Problem statement - Nothing but the lines from the top of the data to the line holding "T_LAST_PS = 94200" should be printed, word for word and both ends included; leave the pictures out.

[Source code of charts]

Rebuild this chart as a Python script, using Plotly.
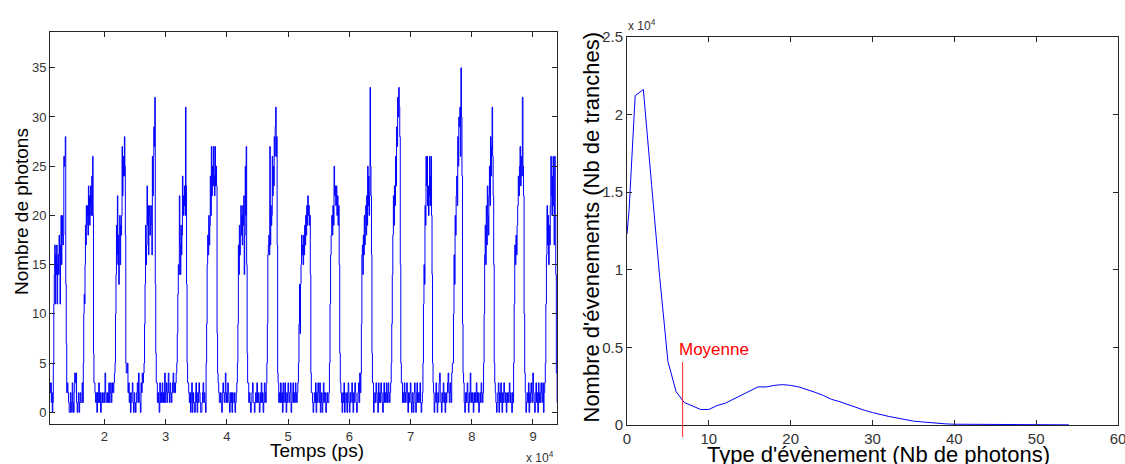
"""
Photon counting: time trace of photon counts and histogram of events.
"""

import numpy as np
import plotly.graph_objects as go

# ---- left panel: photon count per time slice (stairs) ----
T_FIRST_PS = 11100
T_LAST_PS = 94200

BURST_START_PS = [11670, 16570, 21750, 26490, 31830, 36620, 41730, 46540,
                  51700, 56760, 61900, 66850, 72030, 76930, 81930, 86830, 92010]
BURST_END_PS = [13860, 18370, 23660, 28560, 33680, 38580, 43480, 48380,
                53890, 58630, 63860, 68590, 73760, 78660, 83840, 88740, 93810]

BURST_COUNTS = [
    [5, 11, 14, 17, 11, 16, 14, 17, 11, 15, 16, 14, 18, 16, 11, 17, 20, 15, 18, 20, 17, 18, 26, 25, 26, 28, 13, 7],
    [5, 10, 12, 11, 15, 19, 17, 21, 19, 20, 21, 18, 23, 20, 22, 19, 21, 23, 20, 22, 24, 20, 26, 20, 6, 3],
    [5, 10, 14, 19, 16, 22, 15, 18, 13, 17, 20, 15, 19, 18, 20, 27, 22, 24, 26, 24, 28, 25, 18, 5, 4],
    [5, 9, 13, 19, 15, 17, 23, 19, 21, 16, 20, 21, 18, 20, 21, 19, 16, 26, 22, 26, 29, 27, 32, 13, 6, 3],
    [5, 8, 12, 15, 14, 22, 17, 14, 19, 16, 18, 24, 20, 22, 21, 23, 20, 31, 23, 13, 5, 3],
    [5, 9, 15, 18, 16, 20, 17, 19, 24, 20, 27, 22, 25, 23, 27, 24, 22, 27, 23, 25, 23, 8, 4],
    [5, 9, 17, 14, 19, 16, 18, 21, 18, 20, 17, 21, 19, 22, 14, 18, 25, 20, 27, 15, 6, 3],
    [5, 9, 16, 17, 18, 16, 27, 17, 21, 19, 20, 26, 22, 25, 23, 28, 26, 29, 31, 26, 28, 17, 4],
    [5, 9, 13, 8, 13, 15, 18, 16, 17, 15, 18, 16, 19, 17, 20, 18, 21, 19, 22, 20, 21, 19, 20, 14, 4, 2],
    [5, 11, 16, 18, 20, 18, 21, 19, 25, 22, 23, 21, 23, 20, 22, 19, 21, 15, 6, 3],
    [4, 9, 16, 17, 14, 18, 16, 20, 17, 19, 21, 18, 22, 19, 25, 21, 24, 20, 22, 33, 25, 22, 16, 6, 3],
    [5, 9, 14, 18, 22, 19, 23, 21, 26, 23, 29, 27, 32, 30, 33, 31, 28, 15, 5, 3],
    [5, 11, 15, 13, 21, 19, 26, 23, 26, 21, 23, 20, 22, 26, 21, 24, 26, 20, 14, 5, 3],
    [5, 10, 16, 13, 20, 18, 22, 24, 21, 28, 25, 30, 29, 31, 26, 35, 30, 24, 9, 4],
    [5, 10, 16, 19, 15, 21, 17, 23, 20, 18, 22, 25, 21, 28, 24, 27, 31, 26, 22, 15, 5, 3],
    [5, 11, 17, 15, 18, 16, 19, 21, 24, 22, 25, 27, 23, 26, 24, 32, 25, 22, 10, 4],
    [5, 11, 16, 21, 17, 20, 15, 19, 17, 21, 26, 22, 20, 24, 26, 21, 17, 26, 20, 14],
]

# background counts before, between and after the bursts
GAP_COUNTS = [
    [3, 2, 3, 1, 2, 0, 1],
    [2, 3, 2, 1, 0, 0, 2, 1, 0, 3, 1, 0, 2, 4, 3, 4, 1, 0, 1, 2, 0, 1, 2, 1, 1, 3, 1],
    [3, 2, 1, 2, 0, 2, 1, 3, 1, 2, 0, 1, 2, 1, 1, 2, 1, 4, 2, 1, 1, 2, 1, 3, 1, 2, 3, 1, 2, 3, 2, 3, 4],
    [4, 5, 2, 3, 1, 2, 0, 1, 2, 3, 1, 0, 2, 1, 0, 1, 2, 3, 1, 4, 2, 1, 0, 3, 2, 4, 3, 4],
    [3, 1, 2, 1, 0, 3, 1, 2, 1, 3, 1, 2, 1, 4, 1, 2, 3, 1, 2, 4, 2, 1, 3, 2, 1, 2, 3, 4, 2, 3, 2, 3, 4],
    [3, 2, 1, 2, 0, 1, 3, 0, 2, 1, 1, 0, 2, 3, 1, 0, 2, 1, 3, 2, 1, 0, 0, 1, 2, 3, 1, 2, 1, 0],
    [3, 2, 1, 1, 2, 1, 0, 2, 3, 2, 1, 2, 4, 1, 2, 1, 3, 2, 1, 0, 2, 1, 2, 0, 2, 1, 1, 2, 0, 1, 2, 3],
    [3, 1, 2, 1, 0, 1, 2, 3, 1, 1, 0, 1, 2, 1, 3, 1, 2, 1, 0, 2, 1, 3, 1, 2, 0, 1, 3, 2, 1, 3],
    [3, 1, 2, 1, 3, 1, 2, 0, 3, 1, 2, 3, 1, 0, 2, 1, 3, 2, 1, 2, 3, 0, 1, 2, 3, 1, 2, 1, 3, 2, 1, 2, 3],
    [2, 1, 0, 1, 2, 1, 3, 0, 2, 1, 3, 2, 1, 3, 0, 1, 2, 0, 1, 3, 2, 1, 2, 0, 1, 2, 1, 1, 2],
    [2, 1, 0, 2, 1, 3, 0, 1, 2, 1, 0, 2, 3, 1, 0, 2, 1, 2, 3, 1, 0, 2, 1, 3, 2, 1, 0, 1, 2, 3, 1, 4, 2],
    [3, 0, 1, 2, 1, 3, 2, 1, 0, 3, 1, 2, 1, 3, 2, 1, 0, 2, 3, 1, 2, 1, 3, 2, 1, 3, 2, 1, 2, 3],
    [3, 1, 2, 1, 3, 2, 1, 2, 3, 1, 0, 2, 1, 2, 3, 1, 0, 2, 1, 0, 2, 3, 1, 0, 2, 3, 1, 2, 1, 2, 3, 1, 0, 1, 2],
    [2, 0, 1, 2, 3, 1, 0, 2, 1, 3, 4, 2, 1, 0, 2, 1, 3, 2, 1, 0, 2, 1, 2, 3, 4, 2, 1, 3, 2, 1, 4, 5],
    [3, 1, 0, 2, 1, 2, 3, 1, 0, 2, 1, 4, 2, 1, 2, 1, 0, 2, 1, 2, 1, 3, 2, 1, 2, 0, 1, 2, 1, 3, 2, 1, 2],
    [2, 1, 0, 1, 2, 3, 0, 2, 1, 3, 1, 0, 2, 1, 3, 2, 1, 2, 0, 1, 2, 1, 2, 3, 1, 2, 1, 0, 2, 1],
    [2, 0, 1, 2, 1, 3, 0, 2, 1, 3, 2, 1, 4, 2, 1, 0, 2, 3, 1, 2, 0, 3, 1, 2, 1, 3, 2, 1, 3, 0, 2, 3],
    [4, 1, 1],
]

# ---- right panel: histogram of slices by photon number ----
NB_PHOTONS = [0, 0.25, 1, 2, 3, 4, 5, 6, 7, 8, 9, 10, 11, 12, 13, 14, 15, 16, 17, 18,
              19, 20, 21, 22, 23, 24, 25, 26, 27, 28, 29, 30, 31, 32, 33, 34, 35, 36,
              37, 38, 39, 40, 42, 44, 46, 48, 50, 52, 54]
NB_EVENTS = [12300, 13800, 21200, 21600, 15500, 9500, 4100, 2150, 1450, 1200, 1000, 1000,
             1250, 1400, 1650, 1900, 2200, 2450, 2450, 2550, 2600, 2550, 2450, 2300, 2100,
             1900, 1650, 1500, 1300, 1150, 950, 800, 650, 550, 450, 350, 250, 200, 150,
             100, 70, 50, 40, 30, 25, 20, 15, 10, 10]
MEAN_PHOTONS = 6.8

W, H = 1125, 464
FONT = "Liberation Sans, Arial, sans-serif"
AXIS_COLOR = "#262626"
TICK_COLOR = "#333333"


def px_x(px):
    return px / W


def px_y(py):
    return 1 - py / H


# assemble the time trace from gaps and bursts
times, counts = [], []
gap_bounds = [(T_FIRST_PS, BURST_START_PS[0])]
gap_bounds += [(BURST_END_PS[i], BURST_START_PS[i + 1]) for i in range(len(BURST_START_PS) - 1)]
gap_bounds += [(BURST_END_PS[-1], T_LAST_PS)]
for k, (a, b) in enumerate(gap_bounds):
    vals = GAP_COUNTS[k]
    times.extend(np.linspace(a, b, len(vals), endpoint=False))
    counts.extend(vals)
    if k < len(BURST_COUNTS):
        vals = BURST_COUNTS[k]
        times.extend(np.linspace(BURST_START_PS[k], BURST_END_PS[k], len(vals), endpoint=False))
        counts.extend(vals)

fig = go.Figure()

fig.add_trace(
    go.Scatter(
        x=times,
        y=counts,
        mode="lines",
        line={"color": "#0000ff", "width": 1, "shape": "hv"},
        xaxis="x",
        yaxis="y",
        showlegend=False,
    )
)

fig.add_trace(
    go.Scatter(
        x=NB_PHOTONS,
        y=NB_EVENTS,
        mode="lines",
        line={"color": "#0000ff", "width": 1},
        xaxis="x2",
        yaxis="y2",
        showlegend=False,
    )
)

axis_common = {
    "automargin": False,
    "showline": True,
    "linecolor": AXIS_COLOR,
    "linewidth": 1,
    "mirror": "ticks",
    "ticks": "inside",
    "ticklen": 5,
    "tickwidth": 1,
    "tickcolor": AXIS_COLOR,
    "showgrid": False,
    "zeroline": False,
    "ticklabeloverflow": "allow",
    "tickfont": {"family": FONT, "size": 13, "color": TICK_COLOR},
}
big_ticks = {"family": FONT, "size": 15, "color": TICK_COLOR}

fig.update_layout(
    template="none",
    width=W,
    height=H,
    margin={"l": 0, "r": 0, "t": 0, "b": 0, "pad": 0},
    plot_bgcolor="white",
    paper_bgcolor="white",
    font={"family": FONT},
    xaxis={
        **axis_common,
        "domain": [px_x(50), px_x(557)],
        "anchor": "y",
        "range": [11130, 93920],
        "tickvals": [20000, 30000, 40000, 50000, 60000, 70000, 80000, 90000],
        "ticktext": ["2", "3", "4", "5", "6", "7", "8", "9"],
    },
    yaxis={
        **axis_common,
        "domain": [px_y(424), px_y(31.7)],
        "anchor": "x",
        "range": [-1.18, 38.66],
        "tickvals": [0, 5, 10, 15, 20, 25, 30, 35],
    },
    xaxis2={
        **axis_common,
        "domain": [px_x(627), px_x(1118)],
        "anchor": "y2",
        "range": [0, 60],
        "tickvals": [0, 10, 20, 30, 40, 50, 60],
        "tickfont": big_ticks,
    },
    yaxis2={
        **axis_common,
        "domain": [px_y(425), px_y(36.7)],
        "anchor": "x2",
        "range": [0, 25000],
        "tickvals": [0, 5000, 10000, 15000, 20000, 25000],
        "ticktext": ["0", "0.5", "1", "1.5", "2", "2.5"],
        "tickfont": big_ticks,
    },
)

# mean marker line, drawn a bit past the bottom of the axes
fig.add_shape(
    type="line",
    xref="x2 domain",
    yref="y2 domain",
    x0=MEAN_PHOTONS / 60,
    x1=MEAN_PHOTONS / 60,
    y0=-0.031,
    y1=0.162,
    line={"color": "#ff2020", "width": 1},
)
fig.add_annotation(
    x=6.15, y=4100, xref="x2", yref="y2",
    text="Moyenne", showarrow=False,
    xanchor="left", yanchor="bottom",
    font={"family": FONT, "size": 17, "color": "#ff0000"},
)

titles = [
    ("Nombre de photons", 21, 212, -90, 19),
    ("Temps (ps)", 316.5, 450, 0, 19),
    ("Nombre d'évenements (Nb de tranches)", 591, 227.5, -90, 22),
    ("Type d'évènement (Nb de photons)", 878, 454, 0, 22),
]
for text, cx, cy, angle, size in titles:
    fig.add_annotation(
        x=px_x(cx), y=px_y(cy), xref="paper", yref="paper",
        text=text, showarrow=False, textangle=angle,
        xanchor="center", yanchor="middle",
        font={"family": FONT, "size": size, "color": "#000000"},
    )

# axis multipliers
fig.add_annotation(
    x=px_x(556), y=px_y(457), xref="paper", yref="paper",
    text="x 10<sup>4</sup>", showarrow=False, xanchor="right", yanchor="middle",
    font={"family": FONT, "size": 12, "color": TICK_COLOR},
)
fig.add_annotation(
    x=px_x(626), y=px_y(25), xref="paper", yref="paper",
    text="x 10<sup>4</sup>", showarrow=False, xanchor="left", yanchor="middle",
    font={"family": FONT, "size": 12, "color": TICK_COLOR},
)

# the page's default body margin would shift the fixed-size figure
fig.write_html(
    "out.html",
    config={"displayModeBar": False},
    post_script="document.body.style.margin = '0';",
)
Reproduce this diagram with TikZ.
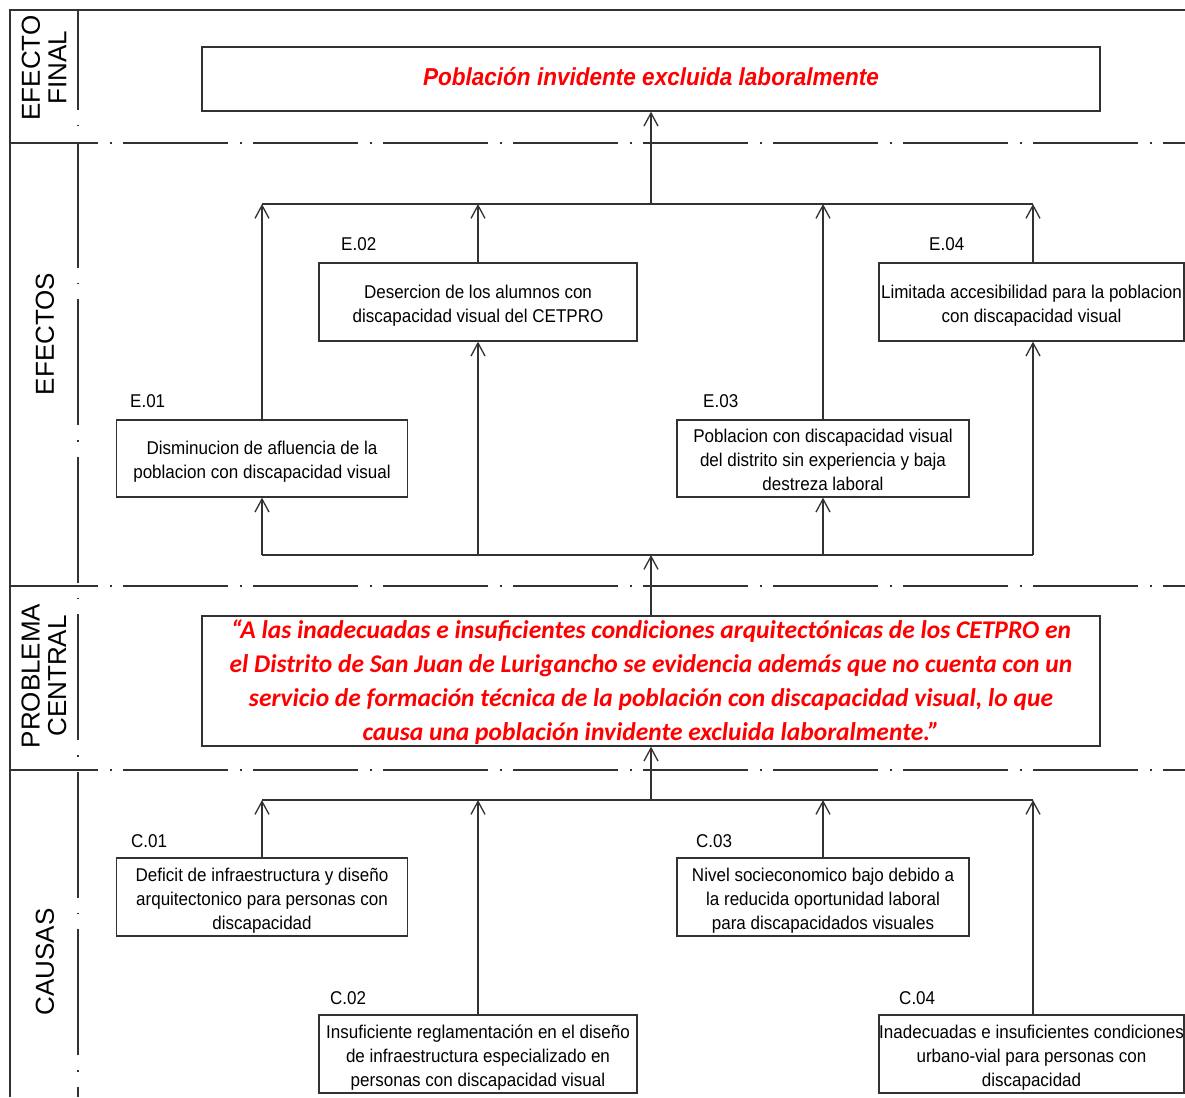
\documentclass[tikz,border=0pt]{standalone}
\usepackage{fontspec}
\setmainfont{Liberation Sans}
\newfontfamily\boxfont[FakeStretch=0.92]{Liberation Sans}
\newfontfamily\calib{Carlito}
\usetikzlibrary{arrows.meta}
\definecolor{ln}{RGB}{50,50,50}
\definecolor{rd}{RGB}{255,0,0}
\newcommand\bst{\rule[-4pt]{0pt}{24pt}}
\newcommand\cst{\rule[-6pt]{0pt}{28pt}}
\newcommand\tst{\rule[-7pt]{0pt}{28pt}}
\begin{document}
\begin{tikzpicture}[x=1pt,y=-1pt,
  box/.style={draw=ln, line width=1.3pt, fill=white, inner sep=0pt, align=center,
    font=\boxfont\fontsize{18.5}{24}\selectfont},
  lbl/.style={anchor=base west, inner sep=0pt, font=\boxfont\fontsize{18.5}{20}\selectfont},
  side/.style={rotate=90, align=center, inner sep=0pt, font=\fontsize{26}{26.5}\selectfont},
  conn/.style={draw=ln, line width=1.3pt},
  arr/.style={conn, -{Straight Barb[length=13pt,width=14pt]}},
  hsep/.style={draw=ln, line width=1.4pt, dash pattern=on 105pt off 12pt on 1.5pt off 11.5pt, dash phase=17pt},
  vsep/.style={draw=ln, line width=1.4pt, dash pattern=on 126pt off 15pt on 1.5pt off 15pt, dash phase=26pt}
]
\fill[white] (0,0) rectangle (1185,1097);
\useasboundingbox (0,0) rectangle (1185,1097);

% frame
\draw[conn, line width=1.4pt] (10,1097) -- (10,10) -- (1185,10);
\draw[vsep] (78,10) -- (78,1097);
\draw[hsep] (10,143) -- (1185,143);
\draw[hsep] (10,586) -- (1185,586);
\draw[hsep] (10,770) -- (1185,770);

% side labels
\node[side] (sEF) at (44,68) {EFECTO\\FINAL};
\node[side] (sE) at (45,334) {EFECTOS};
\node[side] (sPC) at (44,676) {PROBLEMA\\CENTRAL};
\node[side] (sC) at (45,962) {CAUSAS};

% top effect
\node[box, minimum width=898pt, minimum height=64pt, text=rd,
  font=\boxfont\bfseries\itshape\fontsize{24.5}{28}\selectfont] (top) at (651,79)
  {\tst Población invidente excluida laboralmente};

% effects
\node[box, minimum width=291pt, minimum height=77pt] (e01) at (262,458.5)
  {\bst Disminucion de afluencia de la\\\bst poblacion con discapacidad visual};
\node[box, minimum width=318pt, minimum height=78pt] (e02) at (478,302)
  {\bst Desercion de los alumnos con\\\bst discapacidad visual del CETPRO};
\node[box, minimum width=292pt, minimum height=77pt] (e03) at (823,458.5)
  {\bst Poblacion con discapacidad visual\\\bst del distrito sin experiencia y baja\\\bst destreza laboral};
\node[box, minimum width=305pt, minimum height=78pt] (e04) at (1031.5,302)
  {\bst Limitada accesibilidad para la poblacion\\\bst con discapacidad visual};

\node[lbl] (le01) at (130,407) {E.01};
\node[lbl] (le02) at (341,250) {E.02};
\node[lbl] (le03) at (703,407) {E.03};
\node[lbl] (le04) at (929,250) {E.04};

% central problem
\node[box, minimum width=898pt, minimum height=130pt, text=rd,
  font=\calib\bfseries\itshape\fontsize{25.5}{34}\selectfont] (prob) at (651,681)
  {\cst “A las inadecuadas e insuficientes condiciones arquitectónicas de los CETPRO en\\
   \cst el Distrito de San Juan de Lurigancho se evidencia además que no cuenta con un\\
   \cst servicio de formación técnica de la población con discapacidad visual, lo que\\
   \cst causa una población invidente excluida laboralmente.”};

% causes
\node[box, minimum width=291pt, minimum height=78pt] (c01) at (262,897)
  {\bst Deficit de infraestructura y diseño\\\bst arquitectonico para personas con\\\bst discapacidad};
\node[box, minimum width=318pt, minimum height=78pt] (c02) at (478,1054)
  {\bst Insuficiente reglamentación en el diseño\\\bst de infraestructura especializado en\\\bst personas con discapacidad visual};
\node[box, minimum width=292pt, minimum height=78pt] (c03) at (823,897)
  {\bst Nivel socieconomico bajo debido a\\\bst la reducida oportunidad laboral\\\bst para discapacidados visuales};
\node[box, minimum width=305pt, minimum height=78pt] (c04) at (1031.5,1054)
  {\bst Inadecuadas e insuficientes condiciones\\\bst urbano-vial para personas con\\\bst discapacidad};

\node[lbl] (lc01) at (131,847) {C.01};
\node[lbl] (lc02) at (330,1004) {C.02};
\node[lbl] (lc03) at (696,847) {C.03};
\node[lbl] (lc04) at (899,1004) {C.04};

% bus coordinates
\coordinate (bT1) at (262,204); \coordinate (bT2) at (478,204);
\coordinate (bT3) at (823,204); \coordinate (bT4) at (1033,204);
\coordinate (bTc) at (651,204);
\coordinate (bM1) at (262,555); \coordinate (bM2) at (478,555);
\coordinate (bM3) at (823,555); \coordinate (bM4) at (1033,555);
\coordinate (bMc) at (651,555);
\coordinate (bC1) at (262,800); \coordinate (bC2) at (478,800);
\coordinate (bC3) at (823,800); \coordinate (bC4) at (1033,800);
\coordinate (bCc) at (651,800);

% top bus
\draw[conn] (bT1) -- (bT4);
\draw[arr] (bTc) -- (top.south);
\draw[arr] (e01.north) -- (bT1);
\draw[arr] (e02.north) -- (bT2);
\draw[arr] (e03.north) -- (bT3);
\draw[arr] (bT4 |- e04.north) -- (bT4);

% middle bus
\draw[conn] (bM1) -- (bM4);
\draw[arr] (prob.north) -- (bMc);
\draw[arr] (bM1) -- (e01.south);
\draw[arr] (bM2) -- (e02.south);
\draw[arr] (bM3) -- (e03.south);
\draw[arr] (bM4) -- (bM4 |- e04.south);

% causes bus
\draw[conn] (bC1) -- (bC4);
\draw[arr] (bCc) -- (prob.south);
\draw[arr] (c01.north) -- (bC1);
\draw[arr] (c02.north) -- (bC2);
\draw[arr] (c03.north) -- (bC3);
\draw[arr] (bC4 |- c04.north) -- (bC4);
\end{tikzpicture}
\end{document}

Answer to the task -
Rebuild this chart as a Python script, using Plotly.
"""
Photon counting: time trace of photon counts and histogram of events.
"""

import numpy as np
import plotly.graph_objects as go

# ---- left panel: photon count per time slice (stairs) ----
T_FIRST_PS = 11100
T_LAST_PS = 94200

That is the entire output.